Students from Columbia Business School meet Sibal

Union Minister for Human Resource Development Kapil Sibal today said his top priority was to get a critical mass of students into universities in India.
Interacting with a group of 22 students from the Graduate School of Business, Columbia University who called on him here, Mr Sibal said this meant that the gross enrolment ratio would need to be raised to 30 per cent from the present level of 12.4 per cent.
He was reacting to a question from the students about what his priorities were for the education sector. He said this would enable the country to develop wealth in a manner that it would want.
He said creating quality faculty at all levels of institutions in the country and inclusion of the disadvantaged sections, such as Scheduled Castes and Tribes and minorities, within the education sytem were his next two priorities.
Responding to the students' queries, Mr Sibal explained that the public sector was the primary vehicle for school education in the country with 93 per cent of the children in India attending government schools.
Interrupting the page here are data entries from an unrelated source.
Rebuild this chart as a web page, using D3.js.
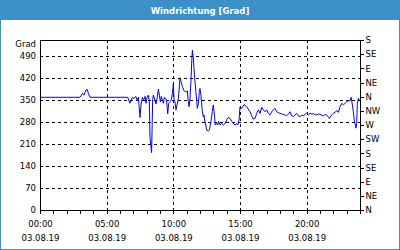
<!DOCTYPE html>
<html>
<head>
<meta charset="utf-8">
<script src="https://cdn.jsdelivr.net/npm/d3@7"></script>
<style>
  body { margin: 0; background: #fff; }
  text { font-family: "DejaVu Sans", sans-serif; }
</style>
</head>
<body>
<script>
// Wind direction over one day (hours since 00:00, degrees)
const hours = [0, 3.0, 3.2, 3.3, 3.45, 3.55, 3.62, 3.75, 6.58,
  6.68, 6.75, 6.8, 6.93, 7.05, 7.18, 7.28, 7.38, 7.5, 7.58, 7.68, 7.78, 7.88, 7.95, 8.03, 8.13, 8.2,
  8.25, 8.37, 8.45, 8.5, 8.62, 8.7, 8.78, 8.88, 8.95, 9.03, 9.1, 9.18, 9.25, 9.33, 9.43, 9.5, 9.58,
  9.65, 9.75, 9.85, 9.93, 10.0, 10.05, 10.12, 10.2, 10.3, 10.38, 10.5, 10.58, 10.68, 10.78, 10.88,
  10.98, 11.05, 11.12, 11.18, 11.25, 11.32, 11.38, 11.43, 11.5, 11.55, 11.6, 11.68, 11.75, 11.8,
  11.88, 11.95, 12.0, 12.07, 12.12, 12.18, 12.25, 12.3, 12.35, 12.43, 12.5, 12.62, 12.7, 12.75,
  12.82, 12.92, 13.0, 13.08, 13.15, 13.25, 13.33, 13.4, 13.5, 13.63, 13.75, 13.88, 14.0, 14.13,
  14.25, 14.38, 14.5, 14.63, 14.75, 14.83, 14.93, 15.0, 15.13, 15.3, 15.5, 15.75, 15.88, 16.0,
  16.13, 16.25, 16.38, 16.5, 16.63, 16.75, 16.88, 17.0, 17.13, 17.25, 17.38, 17.5, 17.63, 17.75,
  17.88, 18.0, 18.13, 18.25, 18.38, 18.5, 18.63, 18.75, 18.88, 19.0, 19.13, 19.25, 19.38, 19.5,
  19.63, 19.75, 19.88, 20.0, 20.13, 20.25, 20.38, 20.5, 20.63, 20.75, 20.88, 21.0, 21.13, 21.25,
  21.38, 21.5, 21.7, 21.88, 22.0, 22.13, 22.25, 22.38, 22.5, 22.63, 22.75, 22.88, 23.0, 23.13,
  23.25, 23.33, 23.43, 23.5, 23.58, 23.65, 23.7, 23.75, 23.8, 23.88, 23.95];
const degrees = [358, 358, 371, 365, 381, 383, 371, 358, 358,
  346, 339, 346, 358, 354, 361, 350, 358, 294, 336, 358, 350, 361, 339, 358, 365, 343,
  229, 182, 350, 365, 350, 337, 354, 384, 365, 343, 361, 350, 339, 358, 354, 346, 305,
  339, 344, 350, 371, 400, 349, 344, 318, 339, 355, 420, 408, 392, 381, 376,
  376, 378, 344, 328, 355, 408, 470, 508, 482, 450, 418, 381, 349, 323,
  339, 376, 386, 365, 339, 312, 296, 302, 286, 270, 254, 251, 254, 265,
  281, 312, 334, 302, 270, 275, 270, 281, 270, 275, 270, 275, 286, 294,
  291, 281, 275, 270, 275, 270, 286, 328, 323, 335, 328, 312, 299, 289,
  291, 307, 318, 307, 326, 318, 312, 318, 307, 302, 312, 318, 323, 312,
  309, 307, 305, 304, 302, 299, 305, 312, 299, 297, 302, 307, 299, 297,
  301, 299, 304, 307, 302, 307, 305, 306, 303, 302, 305, 304, 301, 299,
  303, 302, 291, 302, 307, 310, 316, 310, 328, 339, 334, 339, 344, 347,
  347, 358, 334, 312, 281, 270, 260, 275, 339, 355, 349];

const leftTicks = [0, 70, 140, 210, 280, 350, 420, 490];
const compassTicks = [0, 45, 90, 135, 180, 225, 270, 315, 360, 405, 450, 495, 540];
const compassLabels = ["N", "NE", "E", "SE", "S", "SW", "W", "NW", "N", "NE", "E", "SE", "S"];
const hourTicks = d3.range(0, 25);
const labelHours = [0, 5, 10, 15, 20];
const dateLabel = "03.08.19";
const title = "Windrichtung [Grad]";
const unit = "Grad";

const W = 400, H = 250;
const plotL = 40, plotR = 360, plotT = 40, plotB = 210;
const blue = "#3c8fc7";

const svg = d3.select("body").append("svg")
    .attr("width", W)
    .attr("height", H);

// frame + title bar
svg.append("rect").attr("width", W).attr("height", H).attr("fill", blue);
svg.append("rect").attr("x", 1).attr("y", 20).attr("width", W - 2).attr("height", H - 21).attr("fill", "#fff");
svg.append("text")
    .attr("x", W / 2).attr("y", 13.5)
    .attr("text-anchor", "middle")
    .attr("fill", "#fff")
    .attr("font-weight", "bold")
    .attr("font-size", "8.5px")
    .text(title);

const x = d3.scaleLinear().domain([0, 24]).range([plotL, plotR]);
const y = d3.scaleLinear().domain([0, 540]).range([plotB, plotT]);

// dashed grid
const grid = svg.append("g")
    .attr("stroke", "#000")
    .attr("stroke-dasharray", "3,3")
    .attr("shape-rendering", "crispEdges");
grid.selectAll(".h").data(leftTicks.slice(1))
    .join("line")
    .attr("x1", plotL).attr("x2", plotR)
    .attr("y1", d => Math.round(y(d)) + 0.5).attr("y2", d => Math.round(y(d)) + 0.5);
grid.selectAll(".v").data(labelHours.slice(1))
    .join("line")
    .attr("y1", plotT).attr("y2", plotB)
    .attr("x1", d => Math.round(x(d)) + 0.5).attr("x2", d => Math.round(x(d)) + 0.5);

// data line
svg.append("path")
    .datum(hours.map((h, i) => [h, degrees[i]]))
    .attr("fill", "none")
    .attr("stroke", "#0000ff")
    .attr("stroke-width", 1)
    .attr("d", d3.line().x(d => x(d[0])).y(d => y(d[1])));

// plot box
svg.append("rect")
    .attr("x", plotL + 0.5).attr("y", plotT + 0.5)
    .attr("width", plotR - plotL).attr("height", plotB - plotT)
    .attr("fill", "none").attr("stroke", "#000")
    .attr("shape-rendering", "crispEdges");

// left axis (labels only)
const yAxis = svg.append("g")
    .attr("transform", `translate(${plotL},0)`)
    .call(d3.axisLeft(y).tickValues(leftTicks).tickSize(0).tickPadding(4));
yAxis.select(".domain").remove();
svg.append("text")
    .attr("x", plotL - 4).attr("y", 44).attr("dy", "0.35em")
    .attr("text-anchor", "end").attr("font-size", "8.5px")
    .text(unit);

// right axis with compass directions
const rAxis = svg.append("g")
    .attr("transform", `translate(${plotR + 0.5},0)`)
    .call(d3.axisRight(y).tickValues(compassTicks).tickSize(3).tickPadding(2)
        .tickFormat((d, i) => compassLabels[i]));
rAxis.select(".domain").remove();

// bottom axis: hourly ticks, labels every 5 hours with date line
const xAxis = svg.append("g")
    .attr("transform", `translate(0,${plotB + 0.5})`)
    .call(d3.axisBottom(x).tickValues(hourTicks).tickSize(3).tickPadding(7)
        .tickFormat(d => labelHours.includes(d) ? d3.format("02")(d) + ":00" : ""));
xAxis.select(".domain").remove();
xAxis.selectAll(".tick text")
    .filter(d => labelHours.includes(d))
    .append("tspan")
    .attr("x", 0).attr("dy", "1.75em")
    .text(dateLabel);

svg.selectAll(".tick text").attr("font-size", "8.5px").attr("font-family", "DejaVu Sans").attr("fill", "#000");
svg.selectAll(".tick line").attr("stroke", "#000").attr("shape-rendering", "crispEdges");
</script>
</body>
</html>
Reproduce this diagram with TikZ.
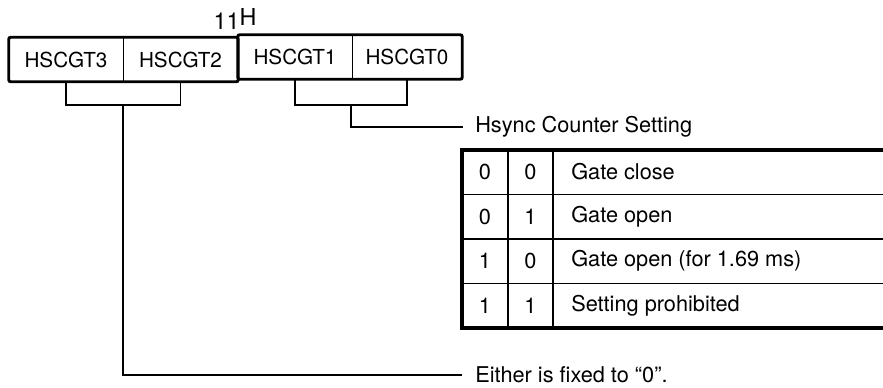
\documentclass[tikz,border=0pt]{standalone}
\usepackage{fontspec}
\setmainfont{TeX Gyre Heros}
\usetikzlibrary{calc}
\tikzset{
  field/.style={draw=none, inner sep=0pt, minimum height=33pt, anchor=center, font=\fontsize{15.5}{18}\selectfont},
  regbox/.style={line width=2.2pt, rounded corners=1.5pt},
  thinline/.style={line width=1.1pt},
  brk/.style={line width=1.3pt},
  thick tbl/.style={line width=2.4pt},
  lbl/.style={inner sep=0pt, anchor=west},
  cell/.style={inner sep=0pt, anchor=center},
  desc/.style={inner sep=0pt, anchor=west},
}
\begin{document}
\begin{tikzpicture}[x=0.75pt,y=-0.75pt,font=\fontsize{16.3}{19}\selectfont]
\useasboundingbox (0,0) rectangle (883,387);

% title
\node[inner sep=0pt, font=\fontsize{17.5}{20}\selectfont] (title) at (235,19) {11\raisebox{2.5pt}{H}};

% register fields
\node[field, minimum width=85.5pt] (f3) at (66,59.5) {HSCGT3};
\node[field, minimum width=86.25pt] (f2) at (180.5,59.5) {HSCGT2};
\node[field, minimum width=85.5pt] (f1) at (295,57) {HSCGT1};
\node[field, minimum width=82.5pt] (f0) at (407,57) {HSCGT0};

% outlines
\draw[regbox] (f3.north west) rectangle (f2.south east);
\draw[regbox] (f1.north west) rectangle (f0.south east);
\draw[thinline] (f3.north east) -- (f3.south east);
\draw[thinline] (f1.north east) -- (f1.south east);

% brackets
\coordinate (bl) at ($(f3.south)!0.5!(f2.south)+(0,23.5)$);
\coordinate (br) at ($(f1.south)!0.5!(f0.south)+(0,25.5)$);
\draw[brk] (f3.south) -- ++(0,23.5) -| (f2.south);
\draw[brk] (f1.south) -- ++(0,25.5) -| (f0.south);

% labels
\node[lbl] (hsync) at (475,127) {Hsync Counter Setting};
\node[lbl] (either) at (475,375) {Either is fixed to ``0''.};
\draw[brk] (br) |- ([xshift=-9pt]hsync.west);
\draw[brk] (bl) |- ([xshift=-10pt]either.west);

% table
\draw[thinline] (462,194.5) -- (883,194.5);
\draw[thinline] (462,239) -- (883,239);
\draw[thinline] (462,283.5) -- (883,283.5);
\draw[thinline] (508,150) -- (508,328);
\draw[line width=1.8pt] (553,150) -- (553,328);
\draw[thick tbl] (883,150) -- (462,150) -- (462,328) -- (883,328);

\node[cell] (a0) at (485,172) {0};
\node[cell] (b0) at (530.5,172) {0};
\node[desc] (d0) at (571,172) {Gate close};
\node[cell] (a1) at (485,216.5) {0};
\node[cell] (b1) at (530.5,216.5) {1};
\node[desc] (d1) at (571,216.5) {Gate open};
\node[cell] (a2) at (485,261) {1};
\node[cell] (b2) at (530.5,261) {0};
\node[desc] (d2) at (571,261) {Gate open (for 1.69 ms)};
\node[cell] (a3) at (485,305.5) {1};
\node[cell] (b3) at (530.5,305.5) {1};
\node[desc] (d3) at (571,305.5) {Setting prohibited};
\end{tikzpicture}
\end{document}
He said the private sector would also have to be roped in to supplement government efforts in this area, given the financial constraints faced by the government. The model for how the private sector can participate was being worked out, he said.
In the higher education sector, Mr Sibal said the government would expand opportunities for the private sector to play a much bigger role so that the gap between demand and supply could be bridged. He said the private sector would have to play a big role in vocational training.
Mr Sibal was confident that in the next 30 years India would emerge as the natural hub of education in the world.